Quando un paradiso si trasforma in inferno…
Non sempre si riesce ad attraversare il buio e il dolore. A volte, nel buio, affondiamo.
(Cit.)
È difficile riuscire ad essere equilibrato dopo quel che è successo a Macerata. Chi mi conosce sa che la mia posizione non è certo a favore rispetto a certe politiche sull’immigrazione. Giro molto e posso dire senza smentita che negli ultimi anni la città, e la provincia con lei, è cambiata e spesso mi capita di scattare foto di strada a soli soggetti stranieri, incontrando neri ma anche indiani, arabi e persino musulmane col velo integrale, laddove ieri c’erano solo le nostre “vergare” e si sentiva parlare solo il dialetto locale e non certo lingue straniere per noi incomprensibili per definizione. Non è un punto di vista ma un dato di fatto, come è un fatto che non tutte le persone ospitate nei nostri territori sono di indole malvagia, e generalizzare è sempre sbagliato. Ho conosciuto e conosco persone di etnie diverse bravissime e irreprensibili, e allo stesso modo ne ho incontrate altre poco raccomandabili, ed è anche per rispetto ai primi che questa accoglienza va innanzitutto limitata e poi controllata e quindi gestita con più risolutezza al fine di garantire la sicurezza e la civile convivenza nei confronti della cittadinanza e scongiurare il ripetersi di fenomeni semplicemente inaccettabili in un Paese civile.

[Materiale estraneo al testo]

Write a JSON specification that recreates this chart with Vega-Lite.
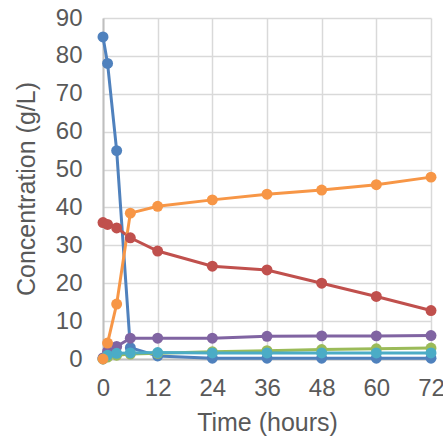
{
  "$schema": "https://vega.github.io/schema/vega-lite/v6.json",
  "width": 328,
  "height": 341,
  "autosize": {"type": "none"},
  "padding": {"left": 103, "top": 18, "right": 12, "bottom": 82},
  "background": "white",
  "config": {
    "view": {"stroke": null},
    "font": "Liberation Sans",
    "axis": {
      "labelFont": "Liberation Sans",
      "titleFont": "Liberation Sans",
      "labelFontSize": 24,
      "titleFontSize": 25,
      "labelColor": "#595959",
      "titleColor": "#595959",
      "titleFontWeight": "normal",
      "gridColor": "#D9D9D9",
      "gridWidth": 1.5,
      "domainColor": "#BFBFBF",
      "domainWidth": 2,
      "ticks": false
    }
  },
  "data": {
    "values": [
      {"t": 0, "s": "S1", "v": 85},
      {"t": 1, "s": "S1", "v": 78},
      {"t": 3, "s": "S1", "v": 55},
      {"t": 6, "s": "S1", "v": 3},
      {"t": 12, "s": "S1", "v": 0.8},
      {"t": 24, "s": "S1", "v": 0.2},
      {"t": 36, "s": "S1", "v": 0.2},
      {"t": 48, "s": "S1", "v": 0.2},
      {"t": 60, "s": "S1", "v": 0.2},
      {"t": 72, "s": "S1", "v": 0.2},
      {"t": 0, "s": "S2", "v": 36},
      {"t": 1, "s": "S2", "v": 35.5},
      {"t": 3, "s": "S2", "v": 34.6},
      {"t": 6, "s": "S2", "v": 32},
      {"t": 12, "s": "S2", "v": 28.5},
      {"t": 24, "s": "S2", "v": 24.5},
      {"t": 36, "s": "S2", "v": 23.5},
      {"t": 48, "s": "S2", "v": 20},
      {"t": 60, "s": "S2", "v": 16.5},
      {"t": 72, "s": "S2", "v": 12.8},
      {"t": 0, "s": "S3", "v": 0},
      {"t": 1, "s": "S3", "v": 0.5},
      {"t": 3, "s": "S3", "v": 1},
      {"t": 6, "s": "S3", "v": 1.3},
      {"t": 12, "s": "S3", "v": 1.5},
      {"t": 24, "s": "S3", "v": 1.9},
      {"t": 36, "s": "S3", "v": 2.2},
      {"t": 48, "s": "S3", "v": 2.5},
      {"t": 60, "s": "S3", "v": 2.7},
      {"t": 72, "s": "S3", "v": 2.9},
      {"t": 0, "s": "S4", "v": 0.3},
      {"t": 1, "s": "S4", "v": 2},
      {"t": 3, "s": "S4", "v": 3.3},
      {"t": 6, "s": "S4", "v": 5.5},
      {"t": 12, "s": "S4", "v": 5.5},
      {"t": 24, "s": "S4", "v": 5.5},
      {"t": 36, "s": "S4", "v": 6},
      {"t": 48, "s": "S4", "v": 6.1},
      {"t": 60, "s": "S4", "v": 6.1},
      {"t": 72, "s": "S4", "v": 6.2},
      {"t": 0, "s": "S5", "v": 0},
      {"t": 1, "s": "S5", "v": 1},
      {"t": 3, "s": "S5", "v": 1.5},
      {"t": 6, "s": "S5", "v": 1.6},
      {"t": 12, "s": "S5", "v": 1.7},
      {"t": 24, "s": "S5", "v": 1.6},
      {"t": 36, "s": "S5", "v": 1.6},
      {"t": 48, "s": "S5", "v": 1.6},
      {"t": 60, "s": "S5", "v": 1.6},
      {"t": 72, "s": "S5", "v": 1.6},
      {"t": 0, "s": "S6", "v": 0},
      {"t": 1, "s": "S6", "v": 4.2},
      {"t": 3, "s": "S6", "v": 14.5},
      {"t": 6, "s": "S6", "v": 38.5},
      {"t": 12, "s": "S6", "v": 40.3},
      {"t": 24, "s": "S6", "v": 42},
      {"t": 36, "s": "S6", "v": 43.5},
      {"t": 48, "s": "S6", "v": 44.6},
      {"t": 60, "s": "S6", "v": 46},
      {"t": 72, "s": "S6", "v": 48}
    ]
  },
  "mark": {"type": "line", "strokeWidth": 3, "point": {"filled": true, "size": 120, "opacity": 1}},
  "encoding": {
    "x": {
      "field": "t", "type": "quantitative",
      "scale": {"domain": [0, 72], "nice": false},
      "axis": {"values": [0, 12, 24, 36, 48, 60, 72], "title": "Time (hours)", "labelPadding": 17, "titlePadding": 10, "labelFlush": false}
    },
    "y": {
      "field": "v", "type": "quantitative",
      "scale": {"domain": [0, 90], "nice": false},
      "axis": {"values": [0, 10, 20, 30, 40, 50, 60, 70, 80, 90], "title": "Concentration (g/L)", "labelPadding": 21, "titlePadding": 16}
    },
    "color": {
      "field": "s", "type": "nominal",
      "scale": {"domain": ["S1", "S2", "S3", "S4", "S5", "S6"], "range": ["#4F81BD", "#C0504D", "#9BBB59", "#8064A2", "#4BACC6", "#F79646"]},
      "legend": null
    }
  }
}
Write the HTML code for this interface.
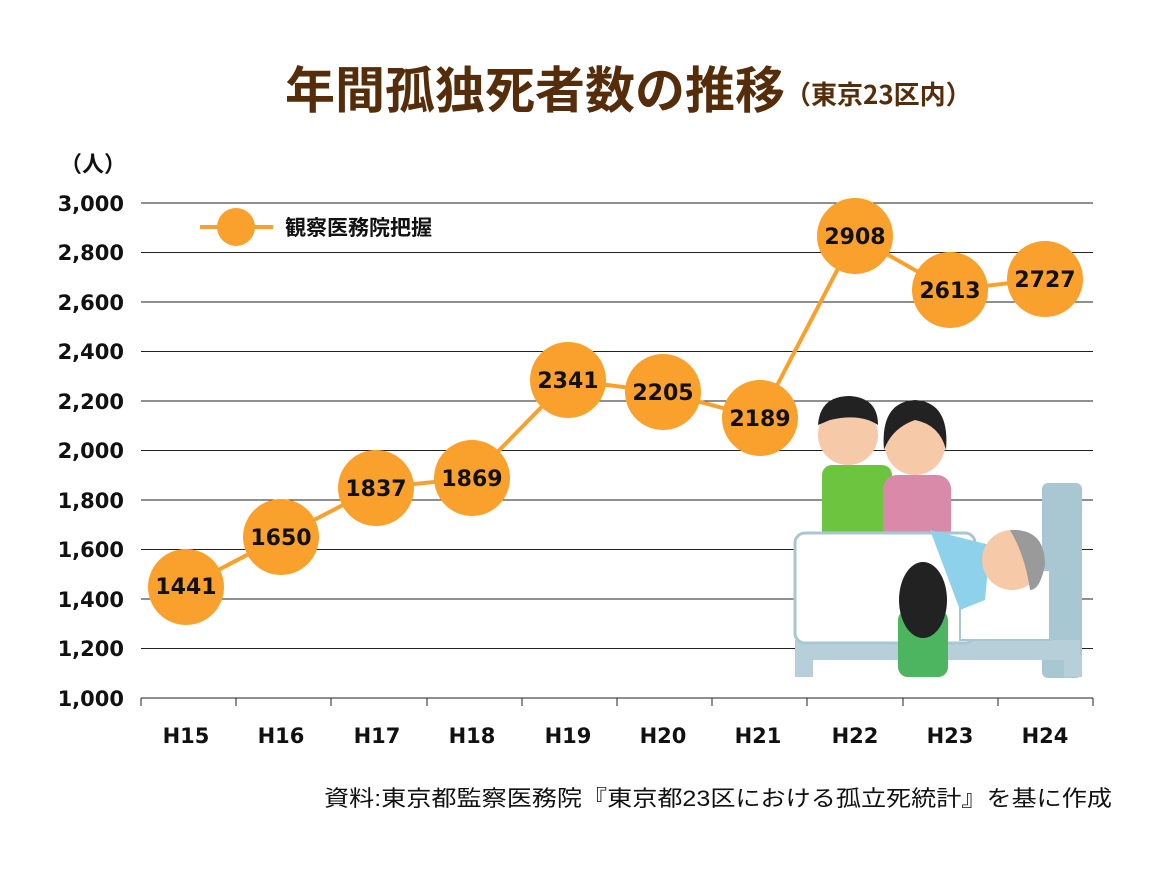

Una quindicina di giorni prima del terribile fatto di Macerata mi trovavo sotto le scalette della città e, mentre scattavo qualche foto alla Torre, questi giovani e sorridenti ragazzi di colore si sono avvicinati chiedendomi di scattare loro una foto, andandosene subito dopo, ringraziandomi senza aggiungere altro. La sensazione che ho provato è stata positiva, come capita sempre quando si incontrano ragazzi che vivono pacifici, sereni e integrati nell’ambiente nel quale si trovano. Erano stranieri ma potevano essere tranquillamente italiani, uguali e diversi gli uni dagli altri. Così, senza volerlo, oggi questa foto è diventata per me un simbolo, che vuole testimoniare che la diversità, non della pelle o delle provenienza, ma delle persone, non va mai dimenticata e che, pur continuando a chiedere alle istituzioni politiche un’accoglienza migliore (controlli, espulsioni, sicurezza e presenza dello Stato), non bisogna mai cedere al pensiero che “sono tutti uguali”. Purtroppo in tal senso la realtà dei dati (fonte: Il Sole24Ore) sul rapporto stranieri/reati, confermato anche dalla percezione dei cittadini, non è affatto positivo, e non volge certamente a rasserenare il clima. Per questo sono sicuro che anche questi bravi ragazzi desiderino una politica, uno Stato, capace di distinguere tra chi merita accoglienza e chi no. Perché altrimenti, sopratutto dopo un gesto inammissibile come questo, in un clima di crescente sfiducia, parente non troppo lontano dell’odio, che nessuno vuole innescare, a farne le spese saranno tutti indistintamente.
Mi sia consentito infine di manifestare la mia più sincera vicinanza alla famiglia della povera ragazza nella speranza che sia fatta piena luce sull’accaduto e garantita una piena e concreta giustizia. Resta in pace, piccola. Ti trovavi in un paradiso ma ti hanno trascinato all’inferno. Una macchia che tutta la nostra comunità non potrà mai più dimenticare.
In questa foto tre ragazzi africani che si sono offerti di scattare questa foto qualche giorno prima il tragico evento.